Rafael Barret, aquel estupendo periodista español que anduvo por estos lares a principios del siglo pasado y deslumbró con su prosa a José Enrique Rodó, Carlos Vaz Ferreira y Emilio Frugoni, entre otras figuras del mayor relieve intelectual, dijo una vez en sus exaltadas manifestaciones en defensa de los desposeídos que “no hay torres de Babel aseguradas de incendio”.
Pues bien, fue el Frente Amplio el encargado de desmentir a aquel anarquista combativo, nervioso, profundo y singularmente culto, dándole seguros de por vida y reparaciones trasmisibles por herencia que suman cientos de millones de dólares a quienes se levantaron en armas contra la democracia, asesinaron, robaron y secuestraron en busca de un utópico paraíso de justicia al estilo cubano. También pusieron al poder constitucional en jaque y asfaltaron el camino al golpe de Estado, que después de aplastar el foco revolucionario incurrió en los excesos que todos, sin excepciones, hemos criticado.
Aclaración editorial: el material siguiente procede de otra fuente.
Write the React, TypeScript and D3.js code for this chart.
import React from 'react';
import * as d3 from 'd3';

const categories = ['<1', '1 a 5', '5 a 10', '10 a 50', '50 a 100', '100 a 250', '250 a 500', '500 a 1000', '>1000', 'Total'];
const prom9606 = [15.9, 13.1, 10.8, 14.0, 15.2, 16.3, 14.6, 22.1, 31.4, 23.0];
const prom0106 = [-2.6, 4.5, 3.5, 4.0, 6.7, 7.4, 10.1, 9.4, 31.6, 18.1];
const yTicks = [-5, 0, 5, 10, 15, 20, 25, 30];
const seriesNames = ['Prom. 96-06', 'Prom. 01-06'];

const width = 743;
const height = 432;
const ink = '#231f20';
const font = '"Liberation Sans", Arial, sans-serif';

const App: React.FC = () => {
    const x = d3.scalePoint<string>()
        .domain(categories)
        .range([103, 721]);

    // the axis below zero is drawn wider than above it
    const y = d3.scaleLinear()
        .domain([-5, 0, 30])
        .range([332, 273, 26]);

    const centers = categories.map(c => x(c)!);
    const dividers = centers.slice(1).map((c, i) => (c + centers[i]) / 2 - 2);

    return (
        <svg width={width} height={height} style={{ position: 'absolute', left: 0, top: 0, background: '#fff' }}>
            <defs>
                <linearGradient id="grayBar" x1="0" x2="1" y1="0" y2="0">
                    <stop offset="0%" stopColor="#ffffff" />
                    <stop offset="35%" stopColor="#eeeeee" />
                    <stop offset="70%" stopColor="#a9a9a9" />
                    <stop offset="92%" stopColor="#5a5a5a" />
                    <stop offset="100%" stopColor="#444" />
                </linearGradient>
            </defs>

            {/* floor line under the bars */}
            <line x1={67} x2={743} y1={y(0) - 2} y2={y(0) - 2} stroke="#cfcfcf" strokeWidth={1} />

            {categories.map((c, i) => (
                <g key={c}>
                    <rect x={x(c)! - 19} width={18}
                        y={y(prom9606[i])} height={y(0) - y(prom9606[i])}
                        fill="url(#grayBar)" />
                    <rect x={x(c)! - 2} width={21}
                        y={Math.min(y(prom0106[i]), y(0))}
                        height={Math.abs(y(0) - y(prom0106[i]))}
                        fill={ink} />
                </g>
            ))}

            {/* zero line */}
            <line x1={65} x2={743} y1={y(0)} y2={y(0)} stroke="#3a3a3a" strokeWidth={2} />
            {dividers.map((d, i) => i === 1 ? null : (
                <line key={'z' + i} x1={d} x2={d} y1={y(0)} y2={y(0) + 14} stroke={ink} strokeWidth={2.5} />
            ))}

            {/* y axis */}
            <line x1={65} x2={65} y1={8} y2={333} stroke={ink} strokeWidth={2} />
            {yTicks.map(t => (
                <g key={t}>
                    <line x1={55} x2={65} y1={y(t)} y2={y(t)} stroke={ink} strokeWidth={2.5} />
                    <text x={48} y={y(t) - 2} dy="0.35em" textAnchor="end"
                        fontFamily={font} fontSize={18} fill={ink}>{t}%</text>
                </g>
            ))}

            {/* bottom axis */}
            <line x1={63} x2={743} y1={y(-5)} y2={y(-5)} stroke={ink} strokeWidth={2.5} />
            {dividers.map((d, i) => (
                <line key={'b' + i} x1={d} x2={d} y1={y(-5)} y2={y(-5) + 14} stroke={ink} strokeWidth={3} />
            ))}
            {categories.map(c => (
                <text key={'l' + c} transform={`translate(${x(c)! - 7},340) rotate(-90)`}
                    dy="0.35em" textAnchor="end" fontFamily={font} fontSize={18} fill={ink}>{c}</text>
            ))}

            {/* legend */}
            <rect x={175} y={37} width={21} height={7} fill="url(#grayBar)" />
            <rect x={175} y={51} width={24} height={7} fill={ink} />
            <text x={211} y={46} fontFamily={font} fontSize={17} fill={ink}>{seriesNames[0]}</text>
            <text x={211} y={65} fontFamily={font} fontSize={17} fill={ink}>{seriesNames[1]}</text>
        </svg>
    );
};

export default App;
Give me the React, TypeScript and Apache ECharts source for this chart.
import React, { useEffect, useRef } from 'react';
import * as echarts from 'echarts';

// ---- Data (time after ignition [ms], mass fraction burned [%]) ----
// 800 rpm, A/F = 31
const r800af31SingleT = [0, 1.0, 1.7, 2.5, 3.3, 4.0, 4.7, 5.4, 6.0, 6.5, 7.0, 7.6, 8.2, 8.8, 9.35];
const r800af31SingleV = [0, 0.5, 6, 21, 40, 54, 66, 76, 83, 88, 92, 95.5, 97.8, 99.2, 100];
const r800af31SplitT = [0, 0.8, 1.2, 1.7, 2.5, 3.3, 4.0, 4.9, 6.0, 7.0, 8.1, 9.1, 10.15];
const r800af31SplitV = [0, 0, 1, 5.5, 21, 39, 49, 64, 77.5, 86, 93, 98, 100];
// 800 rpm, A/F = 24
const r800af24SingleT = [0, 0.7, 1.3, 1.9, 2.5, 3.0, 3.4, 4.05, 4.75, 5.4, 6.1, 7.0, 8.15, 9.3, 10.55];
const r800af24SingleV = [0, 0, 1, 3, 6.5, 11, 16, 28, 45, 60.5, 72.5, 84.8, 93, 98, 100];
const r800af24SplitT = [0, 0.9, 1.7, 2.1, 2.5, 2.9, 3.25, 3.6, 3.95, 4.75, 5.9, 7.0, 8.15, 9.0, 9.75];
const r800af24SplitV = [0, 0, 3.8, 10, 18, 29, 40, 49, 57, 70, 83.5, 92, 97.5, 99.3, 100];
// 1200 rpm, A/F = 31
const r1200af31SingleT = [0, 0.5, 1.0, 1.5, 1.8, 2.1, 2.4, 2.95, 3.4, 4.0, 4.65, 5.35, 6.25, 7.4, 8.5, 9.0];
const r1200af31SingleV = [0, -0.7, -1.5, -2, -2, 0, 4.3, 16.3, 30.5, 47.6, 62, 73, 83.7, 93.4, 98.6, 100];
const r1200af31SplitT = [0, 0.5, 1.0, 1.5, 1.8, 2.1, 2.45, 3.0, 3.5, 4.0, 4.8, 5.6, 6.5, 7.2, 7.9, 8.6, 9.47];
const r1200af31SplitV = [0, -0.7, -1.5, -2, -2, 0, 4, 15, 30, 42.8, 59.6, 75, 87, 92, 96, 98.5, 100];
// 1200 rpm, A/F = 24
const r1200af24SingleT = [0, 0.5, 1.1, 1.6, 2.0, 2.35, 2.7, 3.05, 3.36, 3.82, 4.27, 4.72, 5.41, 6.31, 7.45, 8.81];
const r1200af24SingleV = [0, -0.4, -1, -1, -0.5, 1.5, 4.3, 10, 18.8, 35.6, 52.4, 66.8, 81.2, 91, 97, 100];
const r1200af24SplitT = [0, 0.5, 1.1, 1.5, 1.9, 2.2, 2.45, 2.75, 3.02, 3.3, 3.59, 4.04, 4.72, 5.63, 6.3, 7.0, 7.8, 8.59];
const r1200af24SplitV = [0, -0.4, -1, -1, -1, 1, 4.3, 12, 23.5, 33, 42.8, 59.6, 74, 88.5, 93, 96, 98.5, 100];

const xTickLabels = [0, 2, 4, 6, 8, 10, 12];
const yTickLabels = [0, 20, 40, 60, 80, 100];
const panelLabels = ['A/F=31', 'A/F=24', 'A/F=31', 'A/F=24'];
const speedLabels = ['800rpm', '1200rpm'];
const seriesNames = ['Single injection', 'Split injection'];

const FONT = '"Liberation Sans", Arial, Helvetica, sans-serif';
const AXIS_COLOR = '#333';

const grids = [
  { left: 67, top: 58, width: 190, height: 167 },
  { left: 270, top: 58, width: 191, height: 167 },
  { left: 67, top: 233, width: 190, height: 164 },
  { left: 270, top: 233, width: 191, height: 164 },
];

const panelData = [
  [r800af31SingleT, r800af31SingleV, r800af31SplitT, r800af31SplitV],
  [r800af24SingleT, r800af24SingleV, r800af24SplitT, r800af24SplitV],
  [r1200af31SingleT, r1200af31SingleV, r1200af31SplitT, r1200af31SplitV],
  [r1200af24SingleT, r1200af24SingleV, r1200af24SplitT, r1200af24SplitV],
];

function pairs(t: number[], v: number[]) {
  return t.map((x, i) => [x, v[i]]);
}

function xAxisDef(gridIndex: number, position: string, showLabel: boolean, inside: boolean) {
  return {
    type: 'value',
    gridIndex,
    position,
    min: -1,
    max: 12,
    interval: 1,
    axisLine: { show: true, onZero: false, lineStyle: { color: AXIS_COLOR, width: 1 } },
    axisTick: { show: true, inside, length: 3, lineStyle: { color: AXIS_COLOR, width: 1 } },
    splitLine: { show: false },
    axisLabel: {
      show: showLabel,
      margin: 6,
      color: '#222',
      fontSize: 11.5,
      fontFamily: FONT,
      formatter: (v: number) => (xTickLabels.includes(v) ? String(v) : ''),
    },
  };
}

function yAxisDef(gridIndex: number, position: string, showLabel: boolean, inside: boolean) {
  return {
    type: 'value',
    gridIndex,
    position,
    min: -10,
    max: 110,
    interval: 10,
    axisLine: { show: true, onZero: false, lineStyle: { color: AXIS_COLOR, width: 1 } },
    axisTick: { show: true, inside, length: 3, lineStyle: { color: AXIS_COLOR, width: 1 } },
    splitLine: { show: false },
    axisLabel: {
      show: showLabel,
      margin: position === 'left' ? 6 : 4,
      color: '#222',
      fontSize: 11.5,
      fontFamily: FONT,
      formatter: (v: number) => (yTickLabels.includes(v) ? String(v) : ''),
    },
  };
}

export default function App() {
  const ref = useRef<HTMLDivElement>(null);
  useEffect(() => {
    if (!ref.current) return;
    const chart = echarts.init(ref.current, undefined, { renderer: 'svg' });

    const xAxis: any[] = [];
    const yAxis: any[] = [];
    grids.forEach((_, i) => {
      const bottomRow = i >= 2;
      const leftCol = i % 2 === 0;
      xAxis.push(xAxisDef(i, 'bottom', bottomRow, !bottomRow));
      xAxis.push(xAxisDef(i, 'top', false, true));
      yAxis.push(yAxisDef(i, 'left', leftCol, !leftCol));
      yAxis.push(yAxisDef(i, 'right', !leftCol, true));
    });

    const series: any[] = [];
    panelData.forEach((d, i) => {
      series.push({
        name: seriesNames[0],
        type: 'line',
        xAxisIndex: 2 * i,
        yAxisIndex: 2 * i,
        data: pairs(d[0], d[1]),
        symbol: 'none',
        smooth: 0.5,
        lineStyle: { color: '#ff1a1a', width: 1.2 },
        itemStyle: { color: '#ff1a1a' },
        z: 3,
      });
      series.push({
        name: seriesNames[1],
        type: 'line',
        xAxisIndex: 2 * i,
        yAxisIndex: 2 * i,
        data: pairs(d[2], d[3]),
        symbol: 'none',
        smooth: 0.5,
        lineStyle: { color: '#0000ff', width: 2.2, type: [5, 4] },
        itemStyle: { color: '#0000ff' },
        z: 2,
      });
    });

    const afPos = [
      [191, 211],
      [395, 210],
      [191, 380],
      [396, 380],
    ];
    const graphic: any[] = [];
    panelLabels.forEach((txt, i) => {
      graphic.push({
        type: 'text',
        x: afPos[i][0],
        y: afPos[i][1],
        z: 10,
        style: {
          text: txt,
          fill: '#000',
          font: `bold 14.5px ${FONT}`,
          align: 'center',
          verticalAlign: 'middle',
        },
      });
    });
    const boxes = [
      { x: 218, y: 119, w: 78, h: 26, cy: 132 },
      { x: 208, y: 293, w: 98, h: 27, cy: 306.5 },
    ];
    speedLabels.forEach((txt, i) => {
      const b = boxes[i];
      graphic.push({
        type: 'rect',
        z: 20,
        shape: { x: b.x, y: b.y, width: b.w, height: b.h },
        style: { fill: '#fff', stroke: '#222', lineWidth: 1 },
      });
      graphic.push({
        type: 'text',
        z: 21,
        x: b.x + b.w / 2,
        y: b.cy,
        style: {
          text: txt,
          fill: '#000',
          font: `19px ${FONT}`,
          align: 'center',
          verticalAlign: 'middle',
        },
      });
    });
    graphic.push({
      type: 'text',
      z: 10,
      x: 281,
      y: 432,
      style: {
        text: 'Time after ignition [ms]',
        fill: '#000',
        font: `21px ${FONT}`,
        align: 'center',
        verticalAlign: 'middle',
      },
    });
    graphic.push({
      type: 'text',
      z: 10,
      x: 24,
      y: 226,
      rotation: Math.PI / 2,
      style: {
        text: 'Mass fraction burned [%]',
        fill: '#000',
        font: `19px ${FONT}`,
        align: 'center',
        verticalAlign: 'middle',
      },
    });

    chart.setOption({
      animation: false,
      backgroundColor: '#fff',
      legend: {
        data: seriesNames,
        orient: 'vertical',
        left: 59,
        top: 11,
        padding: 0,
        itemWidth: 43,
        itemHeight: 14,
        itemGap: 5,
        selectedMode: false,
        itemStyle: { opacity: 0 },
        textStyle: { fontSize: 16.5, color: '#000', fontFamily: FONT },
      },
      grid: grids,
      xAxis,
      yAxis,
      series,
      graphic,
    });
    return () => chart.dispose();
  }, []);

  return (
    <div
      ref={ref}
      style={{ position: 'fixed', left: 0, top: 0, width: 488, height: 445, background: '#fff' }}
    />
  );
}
Cubiertas las reparaciones a todos los sediciosos incursos en delitos de lesa humanidad (asesinatos, secuestros, mutilaciones, despojos) y a algunos más, corresponde por un criterio de elemental justicia también indemnizar a quienes fueron víctimas de los guerrilleros y sufrieron en carne propia la violencia revolucionaria, y en su caso a los causahabientes de los casi setenta asesinados por la sedición.
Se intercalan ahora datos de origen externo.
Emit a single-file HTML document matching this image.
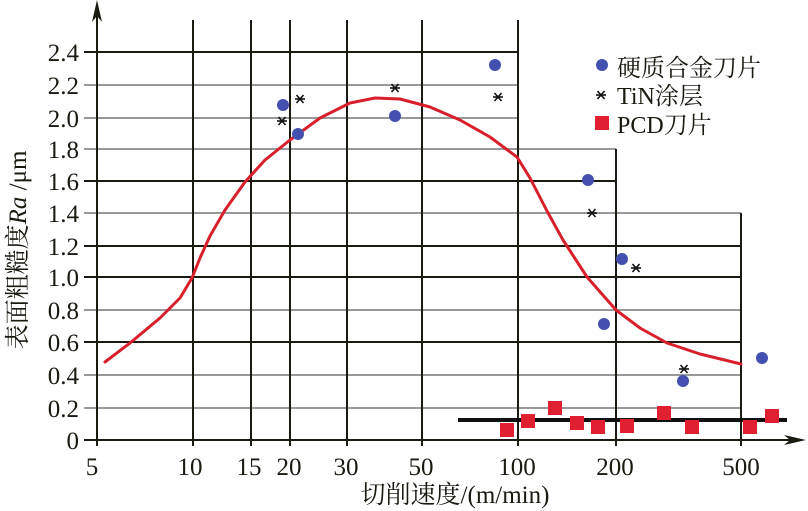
<!DOCTYPE html>
<html><head><meta charset="utf-8"><style>body{margin:0;background:#fff}svg{display:block}text{font-family:"Liberation Serif","Noto Serif CJK SC",serif}</style></head><body>
<svg width="808" height="511" xmlns="http://www.w3.org/2000/svg">
<defs><g id="st" stroke="#111" stroke-width="1.6"><line x1="-5" y1="0" x2="5" y2="0"/><line x1="-3.5" y1="-4" x2="3.5" y2="4"/><line x1="-3.5" y1="4" x2="3.5" y2="-4"/></g></defs>
<g stroke="#999" stroke-width="2">
<line x1="84" y1="85" x2="518" y2="85"/><line x1="84" y1="118" x2="518" y2="118"/>
<line x1="84" y1="149" x2="616" y2="149"/><line x1="84" y1="213" x2="741" y2="213"/>
<line x1="84" y1="310" x2="741" y2="310"/><line x1="84" y1="375" x2="741" y2="375"/><line x1="84" y1="408" x2="741" y2="408"/>
</g>
<g stroke="#1a1a10" stroke-width="2">
<line x1="84" y1="52" x2="518" y2="52"/><line x1="84" y1="181" x2="616" y2="181"/>
<line x1="84" y1="246" x2="741" y2="246"/><line x1="84" y1="277" x2="741" y2="277"/><line x1="84" y1="342" x2="741" y2="342"/>
<line x1="193" y1="20" x2="193" y2="446"/><line x1="251" y1="20" x2="251" y2="446"/><line x1="290" y1="20" x2="290" y2="446"/>
<line x1="347" y1="20" x2="347" y2="446"/><line x1="422" y1="20" x2="422" y2="446"/><line x1="518" y1="20" x2="518" y2="446"/>
<line x1="616" y1="149" x2="616" y2="446"/><line x1="741" y1="213" x2="741" y2="446"/>
<line x1="97" y1="6" x2="97" y2="446"/><line x1="84" y1="440" x2="795" y2="440"/>
</g>
<path d="M97,0 L92,22 L97,16 L102,22Z" fill="#1a1a10"/>
<path d="M806,440 L784,435 L790,440 L784,445Z" fill="#1a1a10"/>
<line x1="458" y1="420" x2="787" y2="420" stroke="#111" stroke-width="4"/>
<polyline points="105,362 130,343 160,318 180,298 192,278 200,258 210,236 225,210 245,182 265,160 290,140 320,118 350,103 375,98 400,99 430,107 460,120 490,137 517,157 530,178 547,211 563,240 587,277 616,310 640,328 667,343 700,354 741,364" fill="none" stroke="#d8202c" stroke-width="3" stroke-linejoin="round" stroke-linecap="round"/>
<g fill="#4450b0">
<circle cx="283" cy="105" r="6"/><circle cx="298" cy="134" r="6"/><circle cx="395" cy="116" r="6"/><circle cx="495" cy="65" r="6"/>
<circle cx="588" cy="180" r="6"/><circle cx="622" cy="259" r="6"/><circle cx="604" cy="324" r="6"/><circle cx="683" cy="381" r="6"/><circle cx="762" cy="358" r="6"/>
<circle cx="602" cy="65" r="6"/>
</g>
<use href="#st" x="282" y="121"/><use href="#st" x="300" y="99"/><use href="#st" x="395" y="88"/><use href="#st" x="498" y="97"/>
<use href="#st" x="592" y="213"/><use href="#st" x="636" y="268"/><use href="#st" x="684" y="369"/><use href="#st" x="601" y="95"/>
<g fill="#e02030">
<rect x="500" y="423" width="14" height="14"/><rect x="521" y="414" width="14" height="14"/><rect x="548" y="401" width="14" height="14"/>
<rect x="570" y="416" width="14" height="14"/><rect x="591" y="420" width="14" height="14"/><rect x="620" y="419" width="14" height="14"/>
<rect x="657" y="406" width="14" height="14"/><rect x="685" y="420" width="14" height="14"/><rect x="743" y="420" width="14" height="14"/>
<rect x="765" y="409" width="14" height="14"/><rect x="595" y="116" width="14" height="14"/>
</g>
<g font-size="24" fill="#1a1a10">
<text x="617" y="76">硬质合金刀片</text><text x="617" y="104">TiN涂层</text><text x="617" y="133">PCD刀片</text>
</g>
<g font-size="25" fill="#1a1a10" text-anchor="end">
<text x="79" y="61">2.4</text><text x="79" y="94">2.2</text><text x="79" y="127">2.0</text><text x="79" y="158">1.8</text>
<text x="79" y="190">1.6</text><text x="79" y="222">1.4</text><text x="79" y="255">1.2</text><text x="79" y="286">1.0</text>
<text x="79" y="319">0.8</text><text x="79" y="351">0.6</text><text x="79" y="384">0.4</text><text x="79" y="417">0.2</text><text x="79" y="449">0</text>
</g>
<g font-size="25" fill="#1a1a10" text-anchor="middle">
<text x="92" y="475">5</text><text x="190" y="475">10</text><text x="249" y="475">15</text><text x="289" y="475">20</text>
<text x="346" y="475">30</text><text x="421" y="475">50</text><text x="517" y="475">100</text><text x="615" y="475">200</text><text x="741" y="475">500</text>
<text x="455" y="503">切削速度/(m/min)</text>
</g>
<text transform="translate(26,250) rotate(-90)" font-size="25" fill="#1a1a10" text-anchor="middle">表面粗糙度<tspan font-style="italic">Ra</tspan> /μm</text>
</svg>
</body></html>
Sin embargo, los legisladores del Frente Amplio se han opuesto a ese equitativo propósito y han votado en contra de la ley reparatoria para las víctimas de la guerrilla.
Son los mismos que niegan la teoría de los dos demonios, corrigiendo a Ernesto Sábato con dudosa autoridad de historiadores que, más que tales, son operadores embozados y carecen de la densidad intelectual del conocido escritor argentino. Al parecer piensan que de un lado hubo demonios, y del otro, ángeles; diría Buñuel: ángeles exterminadores.
Un claro ejemplo es lo que le ocurrió a Sergio Molaguero, secuestrado por un grupo del OPR 33, a quien tuvieron 69 días encerrado en un sótano insalubre, en donde bajó treinta kilos y le robaron diez millones, que al cambio de hoy representan un millón de dólares, y le fundieron para siempre la empresa de calzado que tenía.
Molaguero todavía no recibió ni un solo peso de reparación, pero al menos uno de sus secuestradores se benefició con un generoso préstamo que decidió obsequiarle el gobierno y le permitió comprarse una casa en Carrasco, siendo que se trata de un lugar de privilegio.
Es cierto que también en Argentina, como dice el escritor y periodista Jorge Fernández Díaz, los hombres y mujeres asesinados por Montoneros y el ERP no fueron recordados, pero se sabe que el jefe montonero Mario Firmenich no puede caminar por la calle sin ser agredido a puñetazos y patadas, y desde hace añares vive en las afueras de Barcelona.
Siguiendo con el prestigioso columnista de La Nación, dice que “hay usinas académicas de ideas que dicen que la democracia es un problema que permite traicionar los intereses del pueblo, pues es una democracia burguesa y como tal obstaculiza, tranca y detiene el siempre inconcluso camino hacia el logro de una verdadera democracia republicana”.
Hasta sugieren que no toda la violencia política es repudiable y que hay regímenes hegemónicos como Venezuela y hasta totalitarios como Cuba que pueden ser y son efectivamente defendidos, como nuestros frentachos que aspiran a volver a gobernar y cuya política exterior estará signada por relaciones, como fueron y en verdad serán, realmente carnales con esas infames tiranías.
Hay muertos injustamente olvidados por el Estado y también por los responsables de las masacres, sigue diciendo Fernández Díaz, que ni siquiera les han pedido perdón a los familiares todavía dolientes. Solo se merecen recompensas y homenajes las víctimas del terrorismo de Estado, pero no las víctimas de los guerrilleros.
Adulterar la historia sin aceptar su entretejido de contracaras y contrasentidos, promueve el desencuentro, atiza la polarización y profundiza la grieta.
No vale la pena intentar convencer a quienes nunca aceptarán ver la razón, cualesquiera fuesen los argumentos que se invoquen o los que le ofrece la pura realidad, sostiene el periodista citado, para concluir que “si todavía se tiene la voluntad de eludir relatos fáciles y lugares comunes, desoír opiniones interesadas y divisionistas y eludir todas las fábulas de cualquier signo, que son las que corroen el consenso, se está atacando los cimientos mismos de la democracia” (La Nación del 30 de marzo).